#### PROMPT:
Write out the whole of the material exactly.
------------------------
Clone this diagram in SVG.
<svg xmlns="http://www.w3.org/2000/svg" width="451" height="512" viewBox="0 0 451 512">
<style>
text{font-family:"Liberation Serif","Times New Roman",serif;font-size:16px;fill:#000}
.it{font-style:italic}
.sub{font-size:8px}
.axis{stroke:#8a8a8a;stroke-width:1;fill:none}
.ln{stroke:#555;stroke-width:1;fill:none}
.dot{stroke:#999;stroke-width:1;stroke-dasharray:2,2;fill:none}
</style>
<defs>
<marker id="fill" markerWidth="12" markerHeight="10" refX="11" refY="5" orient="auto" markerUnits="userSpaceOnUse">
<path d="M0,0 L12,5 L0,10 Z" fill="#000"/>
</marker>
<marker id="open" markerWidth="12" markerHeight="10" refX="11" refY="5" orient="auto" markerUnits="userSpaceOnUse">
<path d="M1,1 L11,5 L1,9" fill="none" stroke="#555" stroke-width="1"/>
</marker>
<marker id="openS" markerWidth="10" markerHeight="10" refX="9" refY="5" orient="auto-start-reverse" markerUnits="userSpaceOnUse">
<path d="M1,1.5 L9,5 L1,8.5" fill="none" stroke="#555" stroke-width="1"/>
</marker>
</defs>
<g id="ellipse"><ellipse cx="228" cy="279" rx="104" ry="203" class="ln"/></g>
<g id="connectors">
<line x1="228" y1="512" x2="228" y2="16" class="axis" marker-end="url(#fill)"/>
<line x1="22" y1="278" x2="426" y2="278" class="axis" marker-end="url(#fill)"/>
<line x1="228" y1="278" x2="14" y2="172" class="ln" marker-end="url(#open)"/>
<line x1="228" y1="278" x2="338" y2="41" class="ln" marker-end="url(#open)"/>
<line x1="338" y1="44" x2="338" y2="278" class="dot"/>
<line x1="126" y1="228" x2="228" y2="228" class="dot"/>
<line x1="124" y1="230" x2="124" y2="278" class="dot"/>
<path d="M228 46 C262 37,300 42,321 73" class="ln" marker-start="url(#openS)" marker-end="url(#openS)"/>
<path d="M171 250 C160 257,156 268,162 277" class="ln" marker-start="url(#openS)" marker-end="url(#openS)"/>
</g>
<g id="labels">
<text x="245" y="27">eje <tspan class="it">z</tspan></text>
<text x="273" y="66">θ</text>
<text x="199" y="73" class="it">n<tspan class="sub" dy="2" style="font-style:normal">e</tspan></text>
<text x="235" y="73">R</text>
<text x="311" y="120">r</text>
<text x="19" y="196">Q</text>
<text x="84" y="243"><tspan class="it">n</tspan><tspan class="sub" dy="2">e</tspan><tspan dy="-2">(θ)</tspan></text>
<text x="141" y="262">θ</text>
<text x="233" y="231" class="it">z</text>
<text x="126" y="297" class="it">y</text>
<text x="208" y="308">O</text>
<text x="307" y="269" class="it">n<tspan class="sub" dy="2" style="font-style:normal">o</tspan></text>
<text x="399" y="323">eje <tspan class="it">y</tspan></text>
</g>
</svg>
------------------------
#### RESPONSE:
Clone this diagram in SVG.
<svg xmlns="http://www.w3.org/2000/svg" width="451" height="512" viewBox="0 0 451 512">
<style>
text{font-family:"Liberation Serif","Times New Roman",serif;font-size:16px;fill:#000}
.it{font-style:italic}
.sub{font-size:8px}
.axis{stroke:#8a8a8a;stroke-width:1;fill:none}
.ln{stroke:#555;stroke-width:1;fill:none}
.dot{stroke:#999;stroke-width:1;stroke-dasharray:2,2;fill:none}
</style>
<defs>
<marker id="fill" markerWidth="12" markerHeight="10" refX="11" refY="5" orient="auto" markerUnits="userSpaceOnUse">
<path d="M0,0 L12,5 L0,10 Z" fill="#000"/>
</marker>
<marker id="open" markerWidth="12" markerHeight="10" refX="11" refY="5" orient="auto" markerUnits="userSpaceOnUse">
<path d="M1,1 L11,5 L1,9" fill="none" stroke="#555" stroke-width="1"/>
</marker>
<marker id="openS" markerWidth="10" markerHeight="10" refX="9" refY="5" orient="auto-start-reverse" markerUnits="userSpaceOnUse">
<path d="M1,1.5 L9,5 L1,8.5" fill="none" stroke="#555" stroke-width="1"/>
</marker>
</defs>
<g id="ellipse"><ellipse cx="228" cy="279" rx="104" ry="203" class="ln"/></g>
<g id="connectors">
<line x1="228" y1="512" x2="228" y2="16" class="axis" marker-end="url(#fill)"/>
<line x1="22" y1="278" x2="426" y2="278" class="axis" marker-end="url(#fill)"/>
<line x1="228" y1="278" x2="14" y2="172" class="ln" marker-end="url(#open)"/>
<line x1="228" y1="278" x2="338" y2="41" class="ln" marker-end="url(#open)"/>
<line x1="338" y1="44" x2="338" y2="278" class="dot"/>
<line x1="126" y1="228" x2="228" y2="228" class="dot"/>
<line x1="124" y1="230" x2="124" y2="278" class="dot"/>
<path d="M228 46 C262 37,300 42,321 73" class="ln" marker-start="url(#openS)" marker-end="url(#openS)"/>
<path d="M171 250 C160 257,156 268,162 277" class="ln" marker-start="url(#openS)" marker-end="url(#openS)"/>
</g>
<g id="labels">
<text x="245" y="27">eje <tspan class="it">z</tspan></text>
<text x="273" y="66">θ</text>
<text x="199" y="73" class="it">n<tspan class="sub" dy="2" style="font-style:normal">e</tspan></text>
<text x="235" y="73">R</text>
<text x="311" y="120">r</text>
<text x="19" y="196">Q</text>
<text x="84" y="243"><tspan class="it">n</tspan><tspan class="sub" dy="2">e</tspan><tspan dy="-2">(θ)</tspan></text>
<text x="141" y="262">θ</text>
<text x="233" y="231" class="it">z</text>
<text x="126" y="297" class="it">y</text>
<text x="208" y="308">O</text>
<text x="307" y="269" class="it">n<tspan class="sub" dy="2" style="font-style:normal">o</tspan></text>
<text x="399" y="323">eje <tspan class="it">y</tspan></text>
</g>
</svg>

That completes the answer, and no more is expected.